### INSTRUCTIONS FOR THE TASK
Set down only those lines that fall from the line containing "Write a Python" through the line containing "plt.rcParams['font.family'] = ['Lato', 'DejaVu", unchanged and without pictures.

### DATA ENTRIES
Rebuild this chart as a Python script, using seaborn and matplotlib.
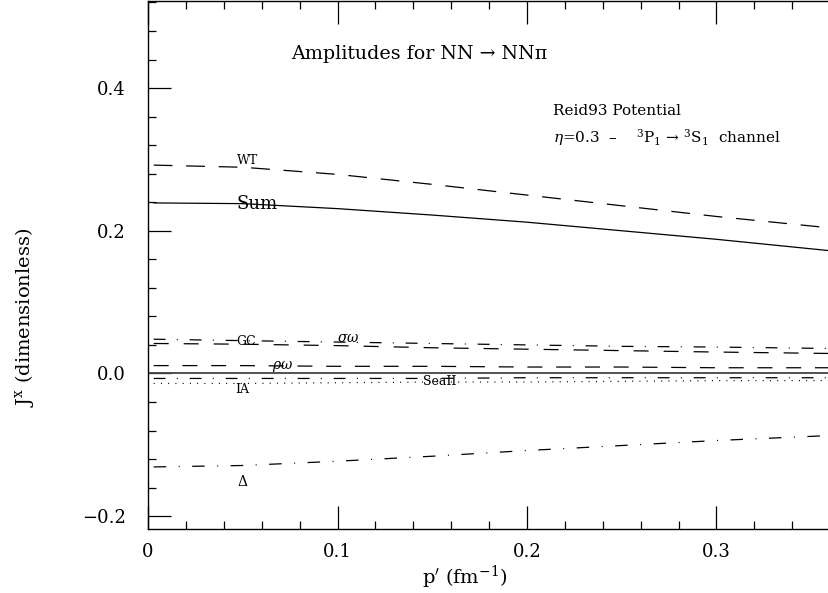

---

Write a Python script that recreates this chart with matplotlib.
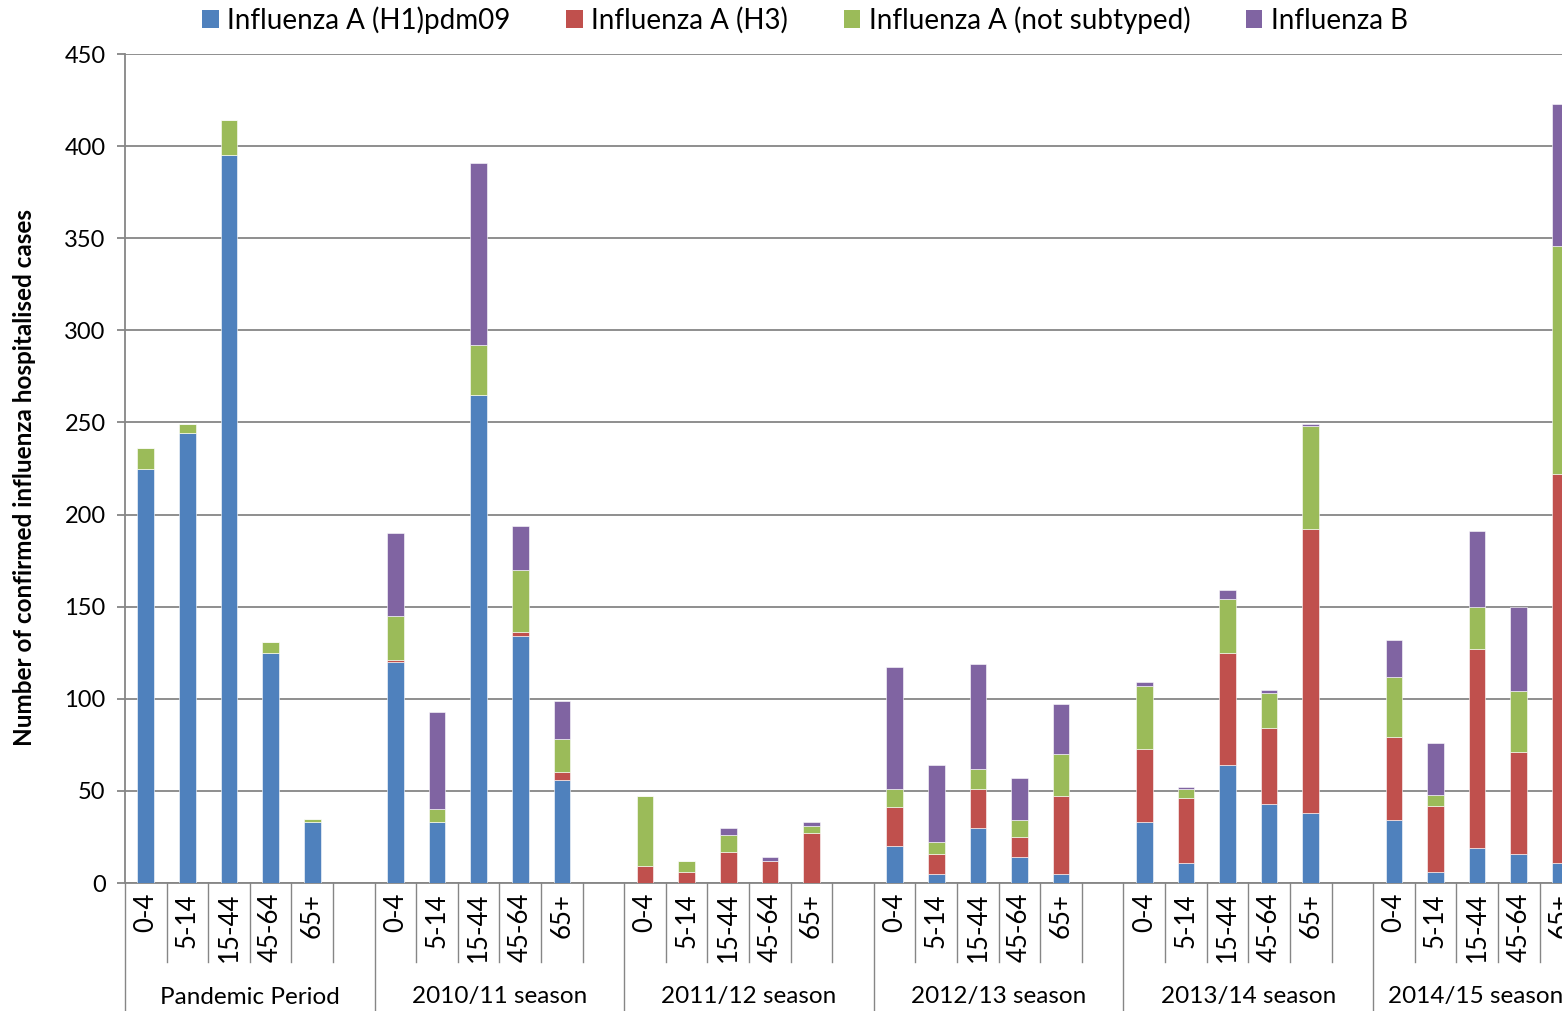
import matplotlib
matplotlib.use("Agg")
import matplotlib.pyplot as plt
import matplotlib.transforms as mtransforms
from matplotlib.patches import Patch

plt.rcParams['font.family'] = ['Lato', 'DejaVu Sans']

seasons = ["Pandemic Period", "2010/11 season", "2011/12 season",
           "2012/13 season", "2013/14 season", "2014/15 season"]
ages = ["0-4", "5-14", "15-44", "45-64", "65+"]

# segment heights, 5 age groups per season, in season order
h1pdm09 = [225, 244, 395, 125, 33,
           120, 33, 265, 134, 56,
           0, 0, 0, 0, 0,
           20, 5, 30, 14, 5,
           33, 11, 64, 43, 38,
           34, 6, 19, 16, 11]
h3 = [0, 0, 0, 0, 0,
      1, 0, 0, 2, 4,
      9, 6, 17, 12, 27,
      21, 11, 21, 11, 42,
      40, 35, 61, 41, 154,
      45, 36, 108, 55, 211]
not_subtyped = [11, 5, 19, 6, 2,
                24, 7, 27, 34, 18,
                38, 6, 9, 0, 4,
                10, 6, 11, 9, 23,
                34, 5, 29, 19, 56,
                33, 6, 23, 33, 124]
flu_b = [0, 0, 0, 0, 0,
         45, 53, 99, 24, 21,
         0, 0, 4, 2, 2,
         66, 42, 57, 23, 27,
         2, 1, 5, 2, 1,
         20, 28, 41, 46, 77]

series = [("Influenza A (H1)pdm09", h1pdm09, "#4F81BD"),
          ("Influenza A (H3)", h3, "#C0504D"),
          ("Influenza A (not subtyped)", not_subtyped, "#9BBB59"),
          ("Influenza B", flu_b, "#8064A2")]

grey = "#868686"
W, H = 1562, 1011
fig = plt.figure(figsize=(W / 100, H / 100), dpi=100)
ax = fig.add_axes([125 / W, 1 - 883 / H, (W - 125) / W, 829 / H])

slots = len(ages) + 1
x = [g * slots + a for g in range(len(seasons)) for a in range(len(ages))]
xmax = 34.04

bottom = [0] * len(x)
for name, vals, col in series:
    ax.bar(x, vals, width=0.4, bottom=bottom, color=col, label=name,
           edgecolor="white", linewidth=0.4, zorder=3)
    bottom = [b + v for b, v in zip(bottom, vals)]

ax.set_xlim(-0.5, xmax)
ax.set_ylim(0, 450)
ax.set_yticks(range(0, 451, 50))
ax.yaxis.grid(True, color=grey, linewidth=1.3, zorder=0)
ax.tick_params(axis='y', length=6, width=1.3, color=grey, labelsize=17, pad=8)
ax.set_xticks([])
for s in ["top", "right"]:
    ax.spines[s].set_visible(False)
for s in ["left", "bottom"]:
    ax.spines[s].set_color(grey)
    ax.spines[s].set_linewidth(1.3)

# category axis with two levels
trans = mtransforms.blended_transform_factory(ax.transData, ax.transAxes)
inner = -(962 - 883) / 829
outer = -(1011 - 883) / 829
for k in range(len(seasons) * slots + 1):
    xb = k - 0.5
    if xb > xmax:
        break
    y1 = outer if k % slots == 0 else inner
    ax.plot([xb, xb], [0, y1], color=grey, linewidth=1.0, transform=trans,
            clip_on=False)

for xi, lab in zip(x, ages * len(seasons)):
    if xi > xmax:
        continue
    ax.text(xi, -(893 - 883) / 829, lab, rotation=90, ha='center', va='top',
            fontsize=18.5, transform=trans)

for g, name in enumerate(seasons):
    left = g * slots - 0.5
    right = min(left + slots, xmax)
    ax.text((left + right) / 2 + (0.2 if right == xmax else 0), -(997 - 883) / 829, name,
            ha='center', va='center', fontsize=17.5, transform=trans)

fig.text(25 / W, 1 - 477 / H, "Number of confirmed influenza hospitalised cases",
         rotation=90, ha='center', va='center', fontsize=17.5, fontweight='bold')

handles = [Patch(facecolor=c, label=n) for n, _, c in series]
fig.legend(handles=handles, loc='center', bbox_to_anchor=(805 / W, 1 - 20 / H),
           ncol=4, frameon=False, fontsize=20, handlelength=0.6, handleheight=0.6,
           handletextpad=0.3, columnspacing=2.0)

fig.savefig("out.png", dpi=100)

### ANSWER TO THIS TASK
Write a Python script that recreates this chart with matplotlib.
import matplotlib
matplotlib.use("Agg")
import matplotlib.pyplot as plt
import matplotlib.transforms as mtransforms
from matplotlib.patches import Patch

plt.rcParams['font.family'] = ['Lato', 'DejaVu Sans']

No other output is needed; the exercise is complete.